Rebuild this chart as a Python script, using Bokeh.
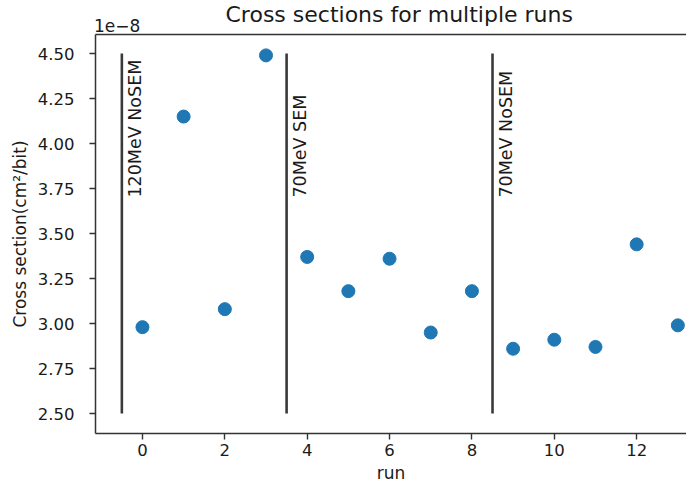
import numpy as np
from bokeh.plotting import figure
from bokeh.models import Range1d, FixedTicker, CustomJSTickFormatter, LinearAxis
from bokeh.embed import file_html
from bokeh.resources import INLINE
from bokeh.core.properties import value

# ---- data ----
runs = list(range(14))
cross_section = [2.98e-8, 4.15e-8, 3.08e-8, 4.49e-8, 3.37e-8, 3.18e-8, 3.36e-8,
                 2.95e-8, 3.18e-8, 2.86e-8, 2.91e-8, 2.87e-8, 3.44e-8, 2.99e-8]
boundaries = [-0.5, 3.5, 8.5]
boundary_labels = ["120MeV NoSEM", "70MeV SEM", "70MeV NoSEM"]
line_bottom = [2.5e-8, 2.5e-8, 2.5e-8]
line_top = [4.5e-8, 4.5e-8, 4.5e-8]
label_y = [3.7e-8, 3.7e-8, 3.7e-8]
x_ticks = [0, 2, 4, 6, 8, 10, 12]
y_ticks = [2.5e-8, 2.75e-8, 3.0e-8, 3.25e-8, 3.5e-8, 3.75e-8, 4.0e-8, 4.25e-8, 4.5e-8]

FONT = "DejaVu Sans"
TXT = "#1a1a1a"
AX = "#333333"

p = figure(width=686, height=485, output_backend="svg", toolbar_location=None,
           x_range=Range1d(-1.14, 13.21), y_range=Range1d(2.389e-8, 4.606e-8),
           min_border_left=95, min_border_right=0, min_border_top=34, min_border_bottom=52,
           title="Cross sections for multiple runs")
p.outline_line_color = None
p.grid.visible = False
p.background_fill_color = "white"
p.border_fill_color = "white"

p.title.align = "left"
p.title.text_font = FONT
p.title.text_font_size = "22px"
p.title.text_font_style = "normal"
p.title.text_color = TXT
p.title.standoff = -29
p.title.offset = 130

for ax in (p.xaxis[0], p.yaxis[0]):
    ax.axis_line_color = AX
    ax.axis_line_width = 1.5
    ax.major_tick_line_color = AX
    ax.major_tick_line_width = 1.4
    ax.major_tick_out = 6
    ax.major_tick_in = 0
    ax.minor_tick_out = 0
    ax.minor_tick_in = 0
    ax.major_label_text_font = FONT
    ax.major_label_text_font_size = "16.5px"
    ax.major_label_text_color = TXT
    ax.axis_label_text_font = FONT
    ax.axis_label_text_font_size = "17px"
    ax.axis_label_text_font_style = "normal"
    ax.axis_label_text_color = TXT

p.xaxis.ticker = FixedTicker(ticks=x_ticks)
p.yaxis.ticker = FixedTicker(ticks=y_ticks)
p.yaxis.formatter = CustomJSTickFormatter(code="return (tick*1e8).toFixed(2);")
p.xaxis.axis_label = "run"
p.yaxis.axis_label = "Cross section(cm²/bit)"
p.xaxis.major_label_standoff = 4
p.yaxis.major_label_standoff = 15
p.xaxis.axis_label_standoff = 4
p.yaxis.axis_label_standoff = 5

top = LinearAxis(ticker=FixedTicker(ticks=[]), axis_line_color=AX, axis_line_width=1.5,
                 major_tick_out=0, minor_tick_out=0, major_label_text_font_size="0px",
                 axis_label="\u00a0" * 8 + "1e\u22128", axis_label_align="start",
                 axis_label_standoff=-1,
                 axis_label_text_font=FONT, axis_label_text_font_size="17px",
                 axis_label_text_font_style="normal", axis_label_text_color=TXT)
p.add_layout(top, "above")

p.scatter(runs, cross_section, size=13, color="#1f77b4", line_color="#1f77b4")
p.segment(x0=boundaries, y0=line_bottom, x1=boundaries, y1=line_top,
          line_width=2.6, line_color="#3a3a3a")
p.text(x=boundaries, y=label_y, text=boundary_labels, angle=np.pi / 2,
       text_align="left", text_baseline="top", x_offset=3,
       text_font=value(FONT), text_font_size="17.5px", text_color=TXT)

open("out.html", "w").write(file_html(p, INLINE))
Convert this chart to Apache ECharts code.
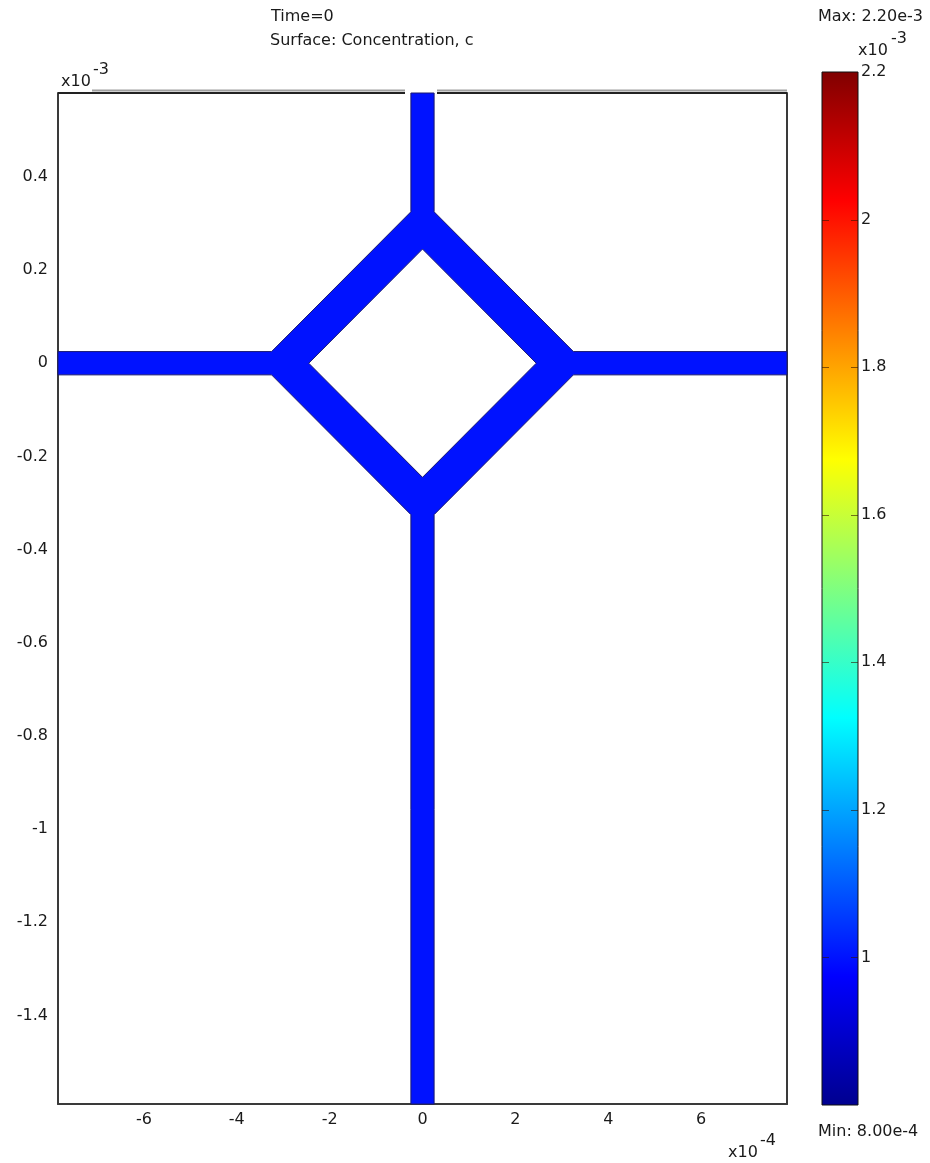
<!DOCTYPE html>
<html>
<head>
<meta charset="utf-8">
<script src="https://cdn.jsdelivr.net/npm/echarts@6/dist/echarts.min.js"></script>
<style>
html,body{margin:0;padding:0;background:#fff;}
#chart{width:930px;height:1163px;}
</style>
</head>
<body>
<div id="chart"></div>
<script>
// ---- data (units: metres) ----
var xRange = [-7.85e-4, 7.85e-4];
var yRange = [-1.59e-3, 0.58e-3];
var xTickValues = [-6e-4, -4e-4, -2e-4, 0, 2e-4, 4e-4, 6e-4];
var yTickValues = [0.4e-3, 0.2e-3, 0, -0.2e-3, -0.4e-3, -0.6e-3, -0.8e-3, -1.0e-3, -1.2e-3, -1.4e-3];
var channelHalfWidth = 0.25e-4;
var ringOuterHalfDiag = 3.5e-4;
var ringInnerHalfDiag = 2.45e-4;
var concentration = 1.0e-3;          // uniform value at Time=0
var colorMin = 0.8e-3, colorMax = 2.2e-3;
var colorbarTicks = [0.8, 1.0, 1.2, 1.4, 1.6, 1.8, 2.0, 2.2];  // x10^-3
var jetStops = [
  [0.0, '#00008f'], [0.125, '#0000ff'], [0.375, '#00ffff'],
  [0.625, '#ffff00'], [0.875, '#ff0000'], [1.0, '#800000']
];

// domain geometry (vertices in metres)
var w = channelHalfWidth, R = ringOuterHalfDiag, r = ringInnerHalfDiag;
var domainOuter = [
  [-w, yRange[1]], [-w, R - w], [w - R, w], [xRange[0], w], [xRange[0], -w],
  [w - R, -w], [-w, w - R], [-w, yRange[0]], [w, yRange[0]], [w, w - R],
  [R - w, -w], [xRange[1], -w], [xRange[1], w], [R - w, w], [w, R - w], [w, yRange[1]]
];
var domainHole = [[-r, 0], [0, r], [r, 0], [0, -r]];

// ---- helpers ----
function hex(h) { return [parseInt(h.substr(1,2),16), parseInt(h.substr(3,2),16), parseInt(h.substr(5,2),16)]; }
function jetColor(t) {
  t = Math.max(0, Math.min(1, t));
  for (var i = 1; i < jetStops.length; i++) {
    if (t <= jetStops[i][0]) {
      var a = jetStops[i - 1], b = jetStops[i];
      var f = (t - a[0]) / (b[0] - a[0]);
      var ca = hex(a[1]), cb = hex(b[1]);
      return 'rgb(' + [0,1,2].map(function(k){return Math.round(ca[k] + (cb[k]-ca[k])*f);}).join(',') + ')';
    }
  }
  return jetStops[jetStops.length-1][1];
}

var fillColor = jetColor((concentration - colorMin) / (colorMax - colorMin));
var FONT = 'DejaVu Sans';
var FS = 16;
var TXT = '#1a1a1a';
var FONTSTR = FS + 'px "DejaVu Sans"';

var shapes = [
  { points: domainOuter, fill: fillColor, stroke: '#1a1a70' },
  { points: domainHole, fill: '#ffffff', stroke: '#1a1a70' }
];

var chart = echarts.init(document.getElementById('chart'), null, { renderer: 'canvas' });

var option = {
  backgroundColor: '#ffffff',
  animation: false,
  grid: [
    { left: 58, top: 93, width: 729, height: 1011 },
    { left: 822, top: 72, width: 36, height: 1033 }
  ],
  xAxis: [
    {
      type: 'value', gridIndex: 0, min: xRange[0], max: xRange[1],
      axisLine: { show: true, onZero: false, lineStyle: { color: '#3a3a3a', width: 2 } },
      axisTick: { show: false },
      splitLine: { show: false },
      axisLabel: {
        customValues: xTickValues, margin: 8,
        fontFamily: FONT, fontSize: FS, color: TXT,
        formatter: function (v) { return String(Math.round(v * 1e4)); }
      }
    },
    { type: 'value', gridIndex: 1, min: 0, max: 1, show: false }
  ],
  yAxis: [
    {
      type: 'value', gridIndex: 0, min: yRange[0], max: yRange[1],
      axisLine: { show: true, onZero: false, lineStyle: { color: '#3a3a3a', width: 2 } },
      axisTick: { show: false },
      splitLine: { show: false },
      axisLabel: {
        customValues: yTickValues, margin: 10,
        fontFamily: FONT, fontSize: FS, color: TXT,
        formatter: function (v) { return String(+(v * 1e3).toFixed(1)); }
      }
    },
    {
      type: 'value', gridIndex: 0, position: 'right', min: yRange[0], max: yRange[1],
      axisLine: { show: true, onZero: false, lineStyle: { color: '#3a3a3a', width: 2 } },
      axisTick: { show: false }, axisLabel: { show: false }, splitLine: { show: false }
    },
    {
      type: 'value', gridIndex: 1, position: 'right', min: 0.8, max: 2.2, interval: 0.2,
      axisLine: { show: false },
      axisTick: { show: false },
      splitLine: { show: false },
      axisLabel: {
        margin: 3, fontFamily: FONT, fontSize: FS, color: TXT,
        formatter: function (v) { return Math.abs(v - 0.8) < 1e-9 ? '' : String(+v.toFixed(1)); }
      }
    }
  ],
  series: [
    {
      type: 'custom', xAxisIndex: 0, yAxisIndex: 0, silent: true,
      data: shapes.map(function (s, i) { return [i]; }),
      encode: { x: 0 },
      renderItem: function (params, api) {
        var s = shapes[params.dataIndex];
        return {
          type: 'polygon',
          shape: { points: s.points.map(function (p) { return api.coord(p); }) },
          style: { fill: s.fill, stroke: s.stroke, lineWidth: 1 }
        };
      },
      z: 1
    },
    {
      type: 'custom', xAxisIndex: 1, yAxisIndex: 2, silent: true,
      data: [[0, colorbarTicks[0], 1, colorbarTicks[colorbarTicks.length - 1]]],
      encode: { x: [0, 2], y: [1, 3] },
      renderItem: function (params, api) {
        var p0 = api.coord([api.value(0), api.value(1)]);
        var p1 = api.coord([api.value(2), api.value(3)]);
        var children = [{
          type: 'rect',
          shape: { x: p0[0], y: p1[1], width: p1[0] - p0[0], height: p0[1] - p1[1] },
          style: {
            fill: new echarts.graphic.LinearGradient(0, 1, 0, 0, jetStops.map(function (s) { return { offset: s[0], color: s[1] }; })),
            stroke: '#111', lineWidth: 1
          }
        }];
        colorbarTicks.forEach(function (t) {
          if (t === colorbarTicks[0] || t === colorbarTicks[colorbarTicks.length - 1]) return;
          var y = Math.round(api.coord([0, t])[1]) + 0.5;
          children.push({ type: 'line', shape: { x1: p0[0], y1: y, x2: p0[0] + 7, y2: y },
            style: { stroke: 'rgba(50,20,0,0.6)', lineWidth: 1 } });
          children.push({ type: 'line', shape: { x1: p1[0] - 7, y1: y, x2: p1[0], y2: y },
            style: { stroke: 'rgba(50,20,0,0.6)', lineWidth: 1 } });
        });
        return { type: 'group', children: children };
      },
      z: 1
    }
  ],
  graphic: [
    { type: 'text', left: 271, top: 9, style: { text: 'Time=0', font: FONTSTR, fill: TXT } },
    { type: 'text', left: 270, top: 33, style: { text: 'Surface: Concentration, c', font: FONTSTR, fill: TXT } },
    { type: 'text', left: 818, top: 9, style: { text: 'Max: 2.20e-3', font: FONTSTR, fill: TXT } },
    { type: 'text', left: 858, top: 43, style: { text: 'x10', font: FONTSTR, fill: TXT } },
    { type: 'text', left: 891, top: 31, style: { text: '-3', font: FONTSTR, fill: TXT } },
    { type: 'text', left: 61, top: 74, style: { text: 'x10', font: FONTSTR, fill: TXT } },
    { type: 'text', left: 93, top: 62, style: { text: '-3', font: FONTSTR, fill: TXT } },
    { type: 'text', left: 728, top: 1145, style: { text: 'x10', font: FONTSTR, fill: TXT } },
    { type: 'text', left: 760, top: 1133, style: { text: '-4', font: FONTSTR, fill: TXT } },
    { type: 'text', left: 818, top: 1124, style: { text: 'Min: 8.00e-4', font: FONTSTR, fill: TXT } },
    // top frame (interrupted where the inlet channel leaves the domain)
    { type: 'line', shape: { x1: 58, y1: 93, x2: 405, y2: 93 }, style: { stroke: '#222', lineWidth: 2 }, z: 10 },
    { type: 'line', shape: { x1: 437, y1: 93, x2: 787, y2: 93 }, style: { stroke: '#222', lineWidth: 2 }, z: 10 },
    { type: 'line', shape: { x1: 92, y1: 90.5, x2: 405, y2: 90.5 }, style: { stroke: '#a0a0a0', lineWidth: 2 }, z: 10 },
    { type: 'line', shape: { x1: 437, y1: 90.5, x2: 787, y2: 90.5 }, style: { stroke: '#a0a0a0', lineWidth: 2 }, z: 10 }
  ]
};
chart.setOption(option);
</script>
</body>
</html>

--------------------------------------------------

Pull every line containing "this" out of the data above.

### Solved exercise
Rebuild this chart as a Python script, using Bokeh.
Convert this chart to Apache ECharts code.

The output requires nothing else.